Il n’y a
qu’un problème philosophique vraiment sérieux: c’est le suicide. Juger que la
vie vaut ou ne vaut pas la peine d’être vécue, c’est répondre à la question
fondamentale de la philosophie.
Albert Camus. Le
Mythe de Sisyphe
Todos (incluso los suicidas; al menos hasta el momento en que deciden
dejar este mundo), y tal vez consista en eso la grandeza de la gran literatura,
tenemos algo a la vez de Hamlet y de Harry Wilbourne.
En una situación de completo derrumbe vital (muerta su amante a
consecuencia de un aborto y condenado él a prisión por su implicación en el
suceso), Harry Wilbourne (Las palmeras
salvajes, William Faulkner), enfrentado a la idea de terminar con todo,
decide que entre la pena y la nada elige la pena.
Esta decisión de seguir viviendo, de continuar sufriendo los golpes y
dardos de la adversa fortuna en lugar de tomar las armas contra ese piélago de
calamidades y, haciéndoles frente, darles fin de una vez, parece disipar de un
plumazo la atormentadora duda hamletiana.
Si consideramos a Hamlet como alguien que da vueltas perpetuamente
alrededor de las paradojas de Zenón de Elea (la flecha nunca podrá abandonar el
arco, Aquiles nunca podrá dar alcance a la tortuga) sin resolverlas, Harry
Wilbourne sería el que encuentra la mejor manera de refutarlas: poniéndose a
andar (y demostrándonos de paso —séanos permitido este paréntesis digresivo— que
el tal Zenón no dejaba de ser un tahúr del Misisipi, un sofista avant la lettre: si la flecha nunca
podría abandonar el arco, tampoco habrían podido Aquiles y la tortuga dar
inicio nunca a su carrera).
Aunque ¿no es posible que sea Hamlet, con su temor a un sueño eterno
poblado de pesadillas, quien, paradójica y verdaderamente, en su aparente
inmovilidad vaya más lejos, logre abandonar el arco y consiga dar alcance a la
tortuga? Porque, si se piensa bien, en esa aceptación de la pena por parte de
Harry Wilbourne parece haber algo de trampa, algo de ventajismo: cree saber que
esa pena no será perpetua, que terminará algún día, que al final —liberándole
así de ella— acabará triunfando la nada.
Pero ¿y si, como teme Hamlet, no fuera así?
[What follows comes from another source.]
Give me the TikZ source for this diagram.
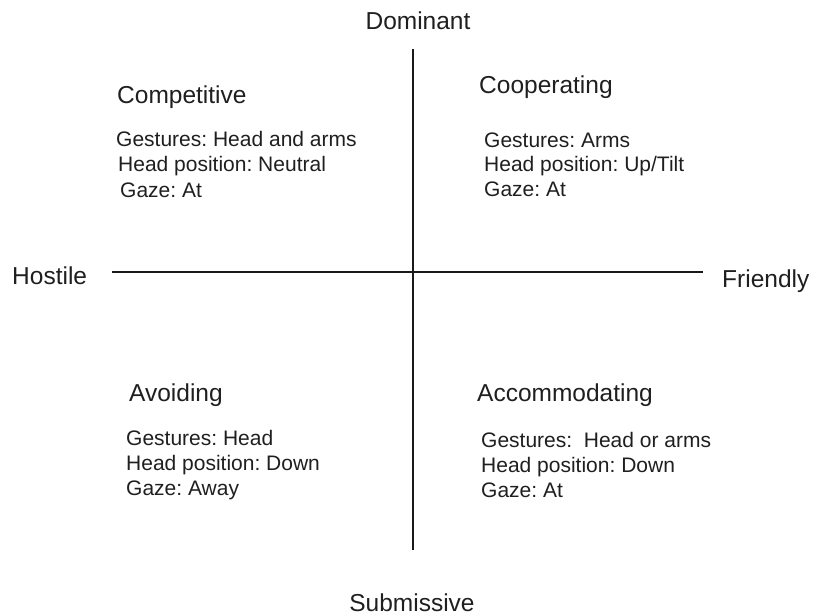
\documentclass[tikz,border=0pt]{standalone}
\usepackage{fontspec}
\setmainfont{Liberation Sans}
\begin{document}
\frenchspacing
\begin{tikzpicture}[x=1pt,y=-1pt,
  axis/.style={line width=2.4pt,draw=black!90},
  pole/.style={font=\fontsize{24.5}{28}\selectfont,text=black!88,inner sep=0pt},
  title/.style={font=\fontsize{24.5}{28}\selectfont,text=black!88,inner sep=0pt,anchor=base west},
  info/.style={font=\fontsize{21}{25}\selectfont,text=black!88,inner sep=0pt,anchor=base west}]
\useasboundingbox (0,0) rectangle (815,616);
% axes
\coordinate (top) at (413,49);
\coordinate (bottom) at (413,550);
\coordinate (left) at (112,272);
\coordinate (right) at (703,272);
\draw[axis] (top) -- (bottom);
\draw[axis] (left) -- (right);
% pole labels
\node[pole,anchor=base] (dom) at (418,29) {Dominant};
\node[pole,anchor=base] (sub) at (412,611) {Submissive};
\node[pole,anchor=base west] (hos) at (12,284) {Hostile};
\node[pole,anchor=base west] (fri) at (722,287) {Friendly};
% upper left
\node[title] (comp) at (117,103) {Competitive};
\node[info] (comp1) at (116,146) {Gestures: Head and arms};
\node[info] (comp2) at (118,171) {Head position: Neutral};
\node[info] (comp3) at (120,197) {Gaze: At};
% upper right
\node[title] (coop) at (479,93) {Cooperating};
\node[info] (coop1) at (484,147) {Gestures: Arms};
\node[info] (coop2) at (484,171) {Head position: Up/Tilt};
\node[info] (coop3) at (484,196) {Gaze: At};
% lower left
\node[title] (avoid) at (129,401) {Avoiding};
\node[info] (avoid1) at (126,445) {Gestures: Head};
\node[info] (avoid2) at (126,470) {Head position: Down};
\node[info] (avoid3) at (126,495) {Gaze: Away};
% lower right
\node[title] (acc) at (477,401) {Accommodating};
\node[info] (acc1) at (481,447) {Gestures:\ \ Head or arms};
\node[info] (acc2) at (481,472) {Head position: Down};
\node[info] (acc3) at (481,497) {Gaze: At};
\end{tikzpicture}
\end{document}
Imaginemos que después de muertos se nos ofreciera la oportunidad de
elegir entre continuar dormidos para siempre, anonadados eternamente en un
interminable y dulce sueño sin pesadillas, o asistir a un juicio —cuyo
veredicto desconoceríamos previamente, por supuesto— del que dependerían un
cielo o un infierno eternos.
¿Seguiría entonces Harry Wilbourne rechazando la nada? ¿Y tú, hipócrita
lector, mi semejante, mi hermano, qué elegirías?